At the same time, while Kerimov is determined to create a club of which his native region can be proud, at present the team spend as little time as possible in Makhachkala. Training takes place just outside Moscow at the base vacated by Saturn last November, and the team flies in for home games – a trip not dissimilar to flying from Moscow to London, and one which prompted allegations of an unpaid 25M rouble bill owed to Dagestan airlines. That story emerged the day before Eto’o confirmed his transfer from Inter and coincided with reports of a furious row between Gadzhiev and the referee at a match against Dynamo Moscow. In a land notorious for black PR, it is not hard to imagine a few green-eyed rivals at other clubs frantically looking for dirt to dish.
Certainly that appeared to be the case when Sergei Stepashin, chairman of Russia’s Audit Chamber and head of Dynamo’s advisory panel launched a stinging attack on Anzhi’s spending policy. He argued that it was wrong of Kerimov to pour his personal wealth into a vanity project – however well meaning – in a region which is one of Russia’s poorest and most violent. The cash, he suggested, would be better spent rebuilding the fragmented social infrastructure and offering an alternative to unemployment, crime or terrorism while Dagestan is still receiving huge subsidies from the federal budget and the taxpayers’ purse.
Similar sentiments, rather more crudely expressed, have come from supporters of Russia’s other clubs.
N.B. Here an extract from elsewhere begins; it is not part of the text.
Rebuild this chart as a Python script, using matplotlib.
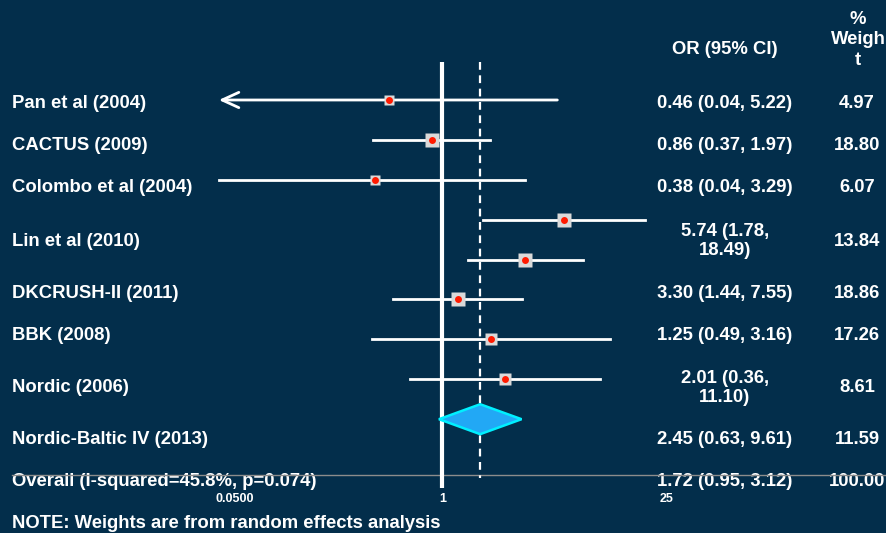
import matplotlib.pyplot as plt
from matplotlib.patches import Polygon
import numpy as np

plt.rcParams['font.family'] = ['Liberation Sans', 'DejaVu Sans']
plt.rcParams['font.weight'] = 'bold'

# study data (odds ratio, 95% CI, % weight)
studies = ['Pan et al (2004)', 'CACTUS (2009)', 'Colombo et al (2004)', 'Lin et al (2010)',
           'DKCRUSH-II (2011)', 'BBK (2008)', 'Nordic (2006)', 'Nordic-Baltic IV (2013)']
odds = [0.46, 0.86, 0.38, 5.74, 3.30, 1.25, 2.01, 2.45]
ci_low = [0.04, 0.37, 0.04, 1.78, 1.44, 0.49, 0.36, 0.63]
ci_high = [5.22, 1.97, 3.29, 18.49, 7.55, 3.16, 11.10, 9.61]
weights = [4.97, 18.80, 6.07, 13.84, 18.86, 17.26, 8.61, 11.59]
or_text = ['0.46 (0.04, 5.22)', '0.86 (0.37, 1.97)', '0.38 (0.04, 3.29)', '5.74 (1.78,\n18.49)',
           '3.30 (1.44, 7.55)', '1.25 (0.49, 3.16)', '2.01 (0.36,\n11.10)', '2.45 (0.63, 9.61)']
weight_text = ['4.97', '18.80', '6.07', '13.84', '18.86', '17.26', '8.61', '11.59']

overall_label = 'Overall (I-squared=45.8%, p=0.074)'
overall_or, overall_lo, overall_hi = 1.72, 0.95, 3.12
overall_text = '1.72 (0.95, 3.12)'
overall_weight = '100.00'

ticks = [0.05, 1, 25]
tick_labels = ['0.0500', '1', '25']

bg = '#032e4b'
W, H = 887, 533
fig = plt.figure(figsize=(W / 100, H / 100), dpi=100, facecolor=bg)

# text layer in pixel units
tx = fig.add_axes([0, 0, 1, 1])
tx.set_xlim(0, W)
tx.set_ylim(H, 0)
tx.axis('off')

# plot panel: log odds-ratio scale, one row per study
left, right, top, bottom = 200, 700, 40, 500
ax = fig.add_axes([left / W, 1 - bottom / H, (right - left) / W, (bottom - top) / H])
ax.set_xscale('log')
px_decade, x_one = 160, 442.5
ax.set_xlim(10 ** ((left - x_one) / px_decade), 10 ** ((right - x_one) / px_decade))
row_px, row0 = 39.9, 100
ax.set_ylim((bottom - row0) / row_px, (top - row0) / row_px)
ax.axis('off')
ax.patch.set_alpha(0)

n = len(studies)
rows = np.arange(n)

# null line and overall estimate line
ax.plot([1, 1], [-0.95, n + 1.72], color='white', lw=3, zorder=2, solid_capstyle='butt')
ax.plot([overall_or, overall_or], [-0.95, n + 1.47], color='white', lw=1.6,
        ls=(0, (3.5, 2.5)), zorder=2)

for i in rows:
    if i == 0:
        ax.annotate('', xy=(ci_low[i], i), xytext=(ci_high[i], i),
                    arrowprops=dict(arrowstyle='->,head_length=1.2,head_width=0.55',
                                    color='white', lw=2, shrinkA=0, shrinkB=0), zorder=3)
    else:
        ax.plot([ci_low[i], ci_high[i]], [i, i], color='white', lw=2, zorder=3)
    side = 6 + 2 * np.sqrt(weights[i])
    ax.plot(odds[i], i, marker='s', ms=side * 0.72, color='#d9d9d9', mec='none', zorder=4)
    ax.plot(odds[i], i, marker='o', ms=5, color='#ff1a00', mec='none', zorder=5)

# pooled estimate diamond
d = n
half = 0.375
diamond = Polygon([(overall_lo, d), (overall_or, d - half), (overall_hi, d), (overall_or, d + half)],
                  closed=True, facecolor='#22a8f5', edgecolor='#00f0ff', lw=1.8, zorder=4)
ax.add_patch(diamond)

for t, lab in zip(ticks, tick_labels):
    ax.text(t, (499 - row0) / row_px, lab, color='white', fontsize=9, ha='center', va='center')

# baseline across the panel
tx.plot([12, W], [475, 475], color='#8c8c8c', lw=1, zorder=5)

# table text
label_y = [104, 145, 187, 241, 293, 335, 388, 440]
fs = 13.3
for lab, y, ort, wt in zip(studies, label_y, or_text, weight_text):
    tx.text(12, y, lab, color='white', fontsize=fs, ha='left', va='center')
    tx.text(725, y, ort, color='white', fontsize=fs, ha='center', va='center',
            multialignment='center', linespacing=1.2)
    tx.text(857, y, wt, color='white', fontsize=fs, ha='center', va='center')

tx.text(12, 482, overall_label, color='white', fontsize=fs, ha='left', va='center', zorder=3)
tx.text(725, 482, overall_text, color='white', fontsize=fs, ha='center', va='center', zorder=3)
tx.text(857, 482, overall_weight, color='white', fontsize=fs, ha='center', va='center', zorder=3)

tx.text(725, 49, 'OR (95% CI)', color='white', fontsize=fs, ha='center', va='center')
tx.text(858, 40, '%\nWeigh\nt', color='white', fontsize=fs, ha='center', va='center',
        linespacing=1.3)

tx.text(12, 523, 'NOTE: Weights are from random effects analysis', color='white',
        fontsize=fs, ha='left', va='center')

fig.savefig('out.png', dpi=100, facecolor=bg)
Spartak’s "Fratria" fan club was the first to propose a boycott of games against Anzhi and their North Caucasus neighbours Terek Grozny and Spartak Nalchik. The argument was similar: tax dollars paid by honest Spartak fans were going directly or indirectly to subsidise their footballing rivals. The idea was taken up most enthusiastically by Zenit fans – ironically, considering the Petersburg club is bankrolled by the state-owned energy giant Gazprom – and public anger reached an unlikely peak following Zhirkov’s transfer. His first appearance after the deal was signed saw him represent Russia in a friendly against Serbia in Moscow where he was booed from his first touch until his 68th-minute substitution.
Anzhi may have the financial muscle to start winning more football matches, but at the moment they are struggling to win the affections of fans outside of Dagestan.